One Fast Frog
Kermit-the-Frog green. That is how Jason Dale, owner of Black Forest Motorsport in Cheektowaga, N.Y., describes his 2002 Audi Allroad 2.7T Quattro.
While the semi-off-road ability of the vehicle may make it different than your average wagon, Dale admits it’s the color that immediately stands out for people.
“When you see it in person and clean, it’s a really good-looking car,” Dale says. “The interior looks bright and scary in pictures, but it’s a really nice, well-put-together combination,” he adds, explaining how it’s a mixture of green and gray on the inside.
What Dale was looking for when he bought the Audi was a vehicle with a six-speed stick and option for a third seat.
“I was specifically looking for a European wagon with a manual transmission,” Dale said. “My shop works on nothing but European cars, so I needed an image car of some sort. The third seat was necessary for the few times that the kids wanted to bring friends to the movies, and for those of us who used to have to ride in mom and dad’s old Country Squire wagons, playing tailgunner was the best seat in the house.”

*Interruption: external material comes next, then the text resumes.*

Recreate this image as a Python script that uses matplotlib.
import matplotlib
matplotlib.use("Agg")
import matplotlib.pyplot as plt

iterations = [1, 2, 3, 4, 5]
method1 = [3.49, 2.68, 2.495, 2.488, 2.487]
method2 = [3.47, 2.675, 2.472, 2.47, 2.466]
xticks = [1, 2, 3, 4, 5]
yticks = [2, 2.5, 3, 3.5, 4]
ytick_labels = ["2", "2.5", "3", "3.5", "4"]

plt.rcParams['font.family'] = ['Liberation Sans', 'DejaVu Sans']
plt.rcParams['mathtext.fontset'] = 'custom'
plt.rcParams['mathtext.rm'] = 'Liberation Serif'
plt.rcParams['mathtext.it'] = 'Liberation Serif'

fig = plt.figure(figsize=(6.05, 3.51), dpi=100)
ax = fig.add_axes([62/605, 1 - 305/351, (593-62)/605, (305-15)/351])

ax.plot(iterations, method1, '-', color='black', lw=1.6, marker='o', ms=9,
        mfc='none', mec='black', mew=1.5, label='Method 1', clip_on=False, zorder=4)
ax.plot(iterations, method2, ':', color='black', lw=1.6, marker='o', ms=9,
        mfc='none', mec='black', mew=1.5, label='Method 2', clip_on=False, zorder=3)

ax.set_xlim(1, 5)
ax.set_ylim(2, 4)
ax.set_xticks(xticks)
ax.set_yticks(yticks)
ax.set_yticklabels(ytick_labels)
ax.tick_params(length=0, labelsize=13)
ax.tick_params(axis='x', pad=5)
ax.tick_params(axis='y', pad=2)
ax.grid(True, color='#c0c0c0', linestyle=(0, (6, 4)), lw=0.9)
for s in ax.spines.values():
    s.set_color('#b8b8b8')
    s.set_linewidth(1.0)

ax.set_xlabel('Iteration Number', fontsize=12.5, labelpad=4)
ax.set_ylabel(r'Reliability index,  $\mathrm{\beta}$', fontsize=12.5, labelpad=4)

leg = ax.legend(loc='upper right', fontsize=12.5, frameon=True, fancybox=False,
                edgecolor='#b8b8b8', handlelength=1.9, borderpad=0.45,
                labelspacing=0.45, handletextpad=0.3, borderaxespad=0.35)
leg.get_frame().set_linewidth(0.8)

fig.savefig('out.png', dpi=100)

With ample seat space out of the way, Dale set about adding some extra speed to the Allroad so he could race it on drag strips.

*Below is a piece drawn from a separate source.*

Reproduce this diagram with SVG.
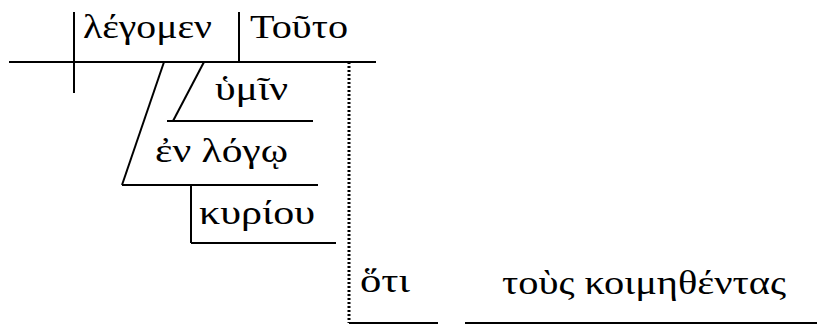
<svg xmlns="http://www.w3.org/2000/svg" width="821" height="325" viewBox="0 0 821 325">
<style>
line{stroke:#000;stroke-width:2;fill:none}
.d{stroke-dasharray:2,2;stroke-width:3}
text{font-family:"Liberation Serif","DejaVu Serif",serif;font-size:34px;fill:#000}
</style>
<rect width="821" height="325" fill="#fff"/>
<g id="connectors">
<line x1="9" y1="62" x2="376" y2="62"/>
<line x1="74" y1="12" x2="74" y2="93"/>
<line x1="239" y1="12" x2="239" y2="62"/>
<line x1="164" y1="62" x2="122" y2="185"/>
<line x1="122" y1="185" x2="318" y2="185"/>
<line x1="204" y1="62" x2="173" y2="121"/>
<line x1="167" y1="121" x2="313" y2="121"/>
<line x1="191" y1="185" x2="191" y2="243"/>
<line x1="191" y1="243" x2="336" y2="243"/>
<line class="d" x1="349" y1="62" x2="349" y2="323"/>
<line x1="349" y1="323" x2="438" y2="323"/>
<line x1="465" y1="323" x2="817" y2="323"/>
</g>
<g id="n1"><text x="83" y="38" textLength="129" lengthAdjust="spacingAndGlyphs">λέγομεν</text></g>
<g id="n2"><text x="250" y="38" textLength="98" lengthAdjust="spacingAndGlyphs">Τοῦτο</text></g>
<g id="n3"><text x="215" y="100" textLength="73" lengthAdjust="spacingAndGlyphs">ὑμῖν</text></g>
<g id="n4"><text x="155" y="162" textLength="133" lengthAdjust="spacingAndGlyphs">ἐν λόγῳ</text></g>
<g id="n5"><text x="199" y="224" textLength="116" lengthAdjust="spacingAndGlyphs">κυρίου</text></g>
<g id="n6"><text x="360" y="292" textLength="50" lengthAdjust="spacingAndGlyphs">ὅτι</text></g>
<g id="n7"><text x="502" y="294" textLength="284" lengthAdjust="spacingAndGlyphs">τοὺς κοιμηθέντας</text></g>
</svg>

“It’s what they call a stage-three car, when you upgrade the turbos,” Dale explains, noting that the 2.7-liter engine’s turbos are larger than the originals, increasing horsepower from 250 to 350, and torque from 258 to 370 lbs-ft. “The hardcore Allroad Audi guys like to have the wagon and dust off things like Camaros. To be honest, you don’t see a lot of stage-three Allroads.”
In fact, he’s almost certain it’s the only one in town.
Getting the Audi to that point, however, took a lot of work. Since it was “dead stock” when he bought it, the first thing he did was install GIAC software—the software needed to help the car bypass horsepower restrictions.
“A software upgrade nets me 65 horsepower over stock,” Dale explains. “So that’s why I went with the one-size-larger turbos. I was looking for more power than just a software upgrade can give me.”
To help get that power to the pavement more effectively, Dale also installed a short shift kit.
There have been ancillary upgrades as well, or what Dale calls complimentary upgrades, for better handling—Hotchkis sway bars, for example.
“That wasn’t a power thing, but more of a feel thing,” Dale says.
But just because he was trying to make the car handle better doesn’t mean he didn’t give the car some ferocity. When he installed the Magnaflow 2.5-inch stainless exhaust system, it was much too quiet. Rear mufflers were cut out, and a straight pipe with 4-inch polished tips put in their place so they roared while he drove around road courses, drag strips, and the slick tracks for ice-driving events he attends.
“It’s more for fun,” Dale says of the races, adding that it’s really the only time he gets to test out the added horsepower and torque. “As far as track events go, I’m into the local European car enthusiast community. There’s a lot of general get-togethers and I tend to participate in those.”
Of the three Audis he owns, Dale says his Kermit-the-Frog-green Allroad is driven daily. After installing fueling and meth injection upgrades, Dale admits he’ll have created one fast frog.